À l’avenir, les médecins généralistes pourront-ils renouveler des lunettes en lien avec les seuls orthoptistes ? C’est en tout cas ce que souhaite expérimenter l’assurance-maladie dans les maisons de santé. Au grand mécontentement des ophtalmologistes.
« Nous regrettons de ne pas avoir été consultés sur ce projet qui risque de perturber l’équilibre de la filière de la santé visuelle. S’il devait être mis en œuvre, cela serait un changement majeur de direction dans le parcours de soins des patients », indique le Dr Thierry Bour, président du Syndicat national des Ophtalmologistes de France (SNOF).
Le projet figure dans un avenant à la convention nationale conclue entre l’assurance-maladie et les orthoptistes, paru le 23 juin au « Journal Officiel ». Cet avenant fait d’abord état de la mise en application du protocole « Muraine », validé par la Haute autorité de santé (HAS).

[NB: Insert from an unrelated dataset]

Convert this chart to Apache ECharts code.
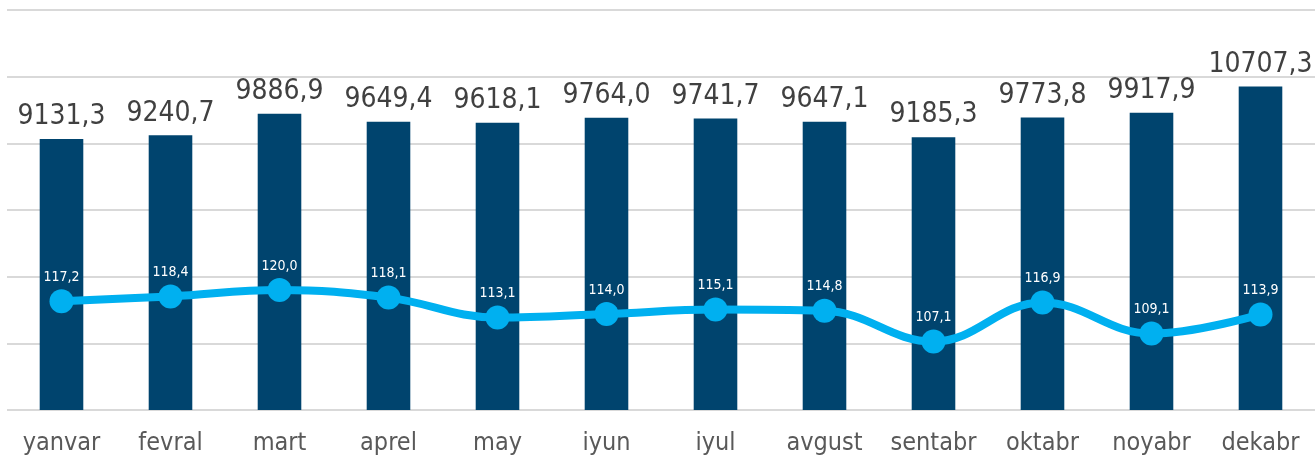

Dans le cadre de ce protocole les orthoptistes pourraient réaliser l'ensemble du bilan visuel (bilan oculomoteur, réfraction/AV, tonométrie, rétinographie) au sein de la maison de santé avant d’envoyer les éléments du bilan aux médecins ophtalmologistes, qui effectueraient l'interprétation et l'envoi de la prescription éventuelle au patient. « C’est un protocole qui va dans le bon sens dans le cadre d’une collaboration intelligente avec les orthoptistes en télémédecine », indique le Dr Bour.
Des compétences outrepassées ?
Mais l’avenant prévoit aussi une expérimentation du renouvellement de lunettes en lien avec un médecin généraliste au sein de la maison de santé. Dans ce cas, ce dernier orienterait le patient vers l'orthoptiste (avec élaboration d'une prescription) en vue d'un renouvellement de lunettes. « Une organisation spécifique au sein de la structure devra alors être mise en place pour la transmission au patient, le nécessitant, de la prescription de lunettes établie par le médecin généraliste mentionnant la nouvelle mesure de la correction à partir des examens réalisés par l'orthoptiste », précise l’avenant. Pour le Dr Bour, cette expérimentation va dans la mauvaise direction. « Le code de la santé publique stipule qu’un médecin ne peut prescrire qu’à partir de constatations qu’il a lui-même effectuées sans outrepasser ses compétences. Or, là, le généraliste ferait cette prescription à partir d’examens réalisés par l’orthoptiste, sans avoir la compétence pour analyser lui-même ces examens. C’est toujours la position qu’a eue le conseil de l’Ordre quand, par le passé, des opticiens ont souhaité s’adresser aux généralistes pour renouveler les lunettes », indique le président du SNOF.
Le Dr Bour estime aussi que cette initiative pourrait retarder l’accès au diagnostic de certaines pathologies visuelles. « Aujourd’hui, l’ordonnance d’un ophtalmologiste est valable cinq ans pour les personnes de 16 à 42 ans. Après 42 ans, la validité est de trois ans. Cela permet de voir les patients de manière régulière dans le temps et de dépister le cas échéant, les maladies oculaires ne donnant pas de signes cliniques au début (glaucome, DMLA, rétinopathie diabétique…) », indique le Dr Bour. Dans un communiqué, en juillet, le SNOF soulignait que 36 % des personnes, consultant un ophtalmologiste pour une prescription oculaire se voient diagnostiquer un autre problème médical. « Or si l’ordonnance de renouvellement est faite par le généraliste, certaines personnes pourraient très bien rester dix ans sans voir un ophtalmologiste et ne pas bénéficier du dépistage poly-pathologies effectué lors d’une consultation d’ophtalmologie de base. Ce serait un non-sens avec les ambitions sur la prévention affichées dans la Stratégie Nationale de Santé », prévient le Dr Bour.